THIS ESSAY HAS BEEN PUBLISHED IN THE MAY 2016 ISSUE OF ACES MAGAZINE
On view in the Islip Art Museum is a selection of artwork that examines the toxic relationship between industrial innovations and the environment. The exhibition, Poison Play, was curated by Museum Exhibitions & Curatorial Director/Curator Beth Giacummo and features the artwork of Margaret DeLima, Scott McIntire, John Sabraw, and Anne Seelbach. Through their artwork, each artist explores the detrimental effects of mankind’s carbon footprint on the world as natural resources are exploited for technological advancement and the dumping of bio-hazardous materials forever changes ecosystems.
Margaret DeLima alters the environment of the museum’s smallest gallery with her site-specific installation The Imprinted, which features 500 papier-mâché ducks that are group together in the center of the exhibition space. Each sculpted figure cranes its neck upward as a gesture of imprinting on the viewer, similar to how newborn wildlife impresses on their caregivers as a sign of love and trust. No matter where the viewer stands in the space to observe the installation, he or she will find several hundred ducks that extends its neck towards him or her. Upon viewing the work, one cannot help but feel responsible for the creatures’ wellbeing as their innocently helpless gestures imply connotations of trust. Hanging along the walls, below eye-level, are several pinned photographs that capture the process of how these sculptures are crafted. These pictures of the papier-mâché ducks, some yet to be colored, appear lifeless and stiff as they rest on their sides. These pictures are in stark contrast with the figures in the exhibition space that seem to inspire a sense of life within each figure.
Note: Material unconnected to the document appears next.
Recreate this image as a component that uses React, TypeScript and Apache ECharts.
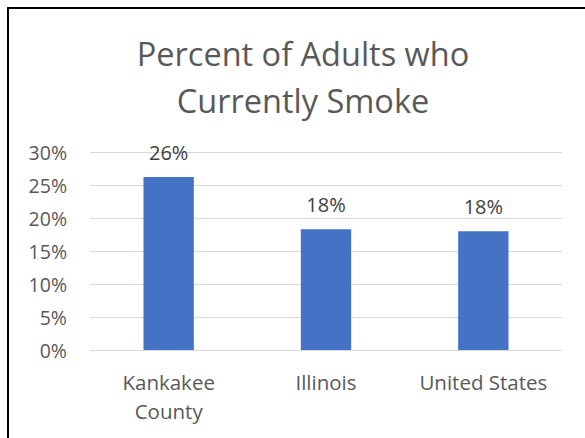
import React, { useEffect, useRef } from "react";
import * as echarts from "echarts";

const categories = ["Kankakee County", "Illinois", "United States"];
const values = [26.2, 18.3, 18.0];
const yTicks = [0, 5, 10, 15, 20, 25, 30];

export default function App() {
  const ref = useRef<HTMLDivElement>(null);
  useEffect(() => {
    if (!ref.current) return;
    const chart = echarts.init(ref.current, null, { renderer: "svg" });
    const font = "'Open Sans', 'Noto Sans', sans-serif";
    chart.setOption({
      animation: false,
      textStyle: { fontFamily: font },
      title: {
        text: "Percent of Adults who\nCurrently Smoke",
        left: 298,
        textAlign: "center",
        top: 25,
        textStyle: {
          fontFamily: font,
          fontSize: 32.5,
          fontWeight: "normal",
          color: "#595959",
          lineHeight: 47,
        },
      },
      grid: { left: 90, right: 23, top: 152, bottom: 88, containLabel: false },
      xAxis: {
        type: "category",
        data: categories,
        axisTick: { show: false },
        axisLine: { lineStyle: { color: "#D9D9D9", width: 1 } },
        axisLabel: {
          color: "#595959",
          fontSize: 20.5,
          lineHeight: 29,
          margin: 17,
          interval: 0,
          formatter: (v: string) => v.replace(" County", "\nCounty"),
        },
      },
      yAxis: {
        type: "value",
        min: yTicks[0],
        max: yTicks[yTicks.length - 1],
        interval: 5,
        axisLine: { show: false },
        axisTick: { show: false },
        splitLine: { lineStyle: { color: "#D9D9D9", width: 1 } },
        axisLabel: {
          color: "#595959",
          fontSize: 19.5,
          margin: 23,
          formatter: (v: number) => `${v}%`,
        },
      },
      series: [
        {
          type: "bar",
          data: values,
          barWidth: "32%",
          itemStyle: { color: "#4472C4" },
          label: {
            show: true,
            position: "top",
            distance: 15,
            color: "#404040",
            fontSize: 20,
            formatter: (p: any) => `${Math.round(p.value)}%`,
          },
        },
      ],
    });
    return () => chart.dispose();
  }, []);
  return (
    <div style={{ position: "absolute", left: 0, top: 0, width: 585, height: 438, background: "#fff" }}>
      <div ref={ref} style={{ position: "absolute", left: 0, top: 0, width: 585, height: 438 }} />
      <div
        style={{
          position: "absolute",
          left: 7,
          top: 7,
          width: 600,
          height: 460,
          borderLeft: "2px solid #000",
          borderTop: "2px solid #000",
          pointerEvents: "none",
        }}
      />
    </div>
  );
}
Hanging in the hallways of the Islip Art Museum is a collection of paintings taken from Scott McIntire’s BioArt, Dark Energy and Energy series. Through these works, the artist addresses environmental concerns that often go unseen, rendering energy signatures generated from radio waves, cell phone transmissions, fracking, and global warming. The artist pairs these vibrant fields of energy with vivid depictions of vegetation, wildlife, and industrial power lines, in an effort to bring a sense of familiarity to the viewer as he or she contemplates the negative energy around his or herself.
The largest gallery of the museum plays host to an arrangement of John Sabraw’s Chroma paintings. Here, the artist finds a productive alternative to contaminated materials by using them to create pulsating, large-scale works of art. In this series of work, Sabraw’s utilizes powdered iron oxide pigments, and other toxic materials that he has found in abandoned coalmines deserted caves and polluted streams. His abstracted circular paintings resemble blown up microcosms of toxic environments as if they are been observed from underneath a microscope lens. The paintings’ size and illuminating palettes, along with a poster explaining Sabraw’s artistic process and sealed jars of contaminated water and grounded pigments, warrants the viewer to contemplate the ramifications these poisonous materials have on the earth.
The final exhibition space features mixed media works of art taken from Anne Seelbach’s Troubled Waters Series along with the site-specific installation piece Marine World Maze. In this series of work, inspired by a mutated fish discovered by the artist along the shores of Sag Harbor, the artist draws the viewer’s attention to aquatic life and how manmade toxins such as pesticides, herbicide, and sewage runoff, influences natural environments and maritime development. The works exhibited here engage in a dialogue with the viewer, as they address the concerns of Long Island’s polluted water systems, the disposal of chemical and industrial waste, and how it influences the development and wellbeing of innocent oceanic life.
Poison Play features artists whose work explores the toxic ramifications technology has on the environment. The exhibition runs in conjunction with the Museum Shop exhibition Lazara, which features artwork by Caitlyn Shea. Both exhibitions were curated by Museum Exhibitions & Curatorial Director/Curator Beth Giacummo and are on view at the Islip Art Museum until June 5, 2016.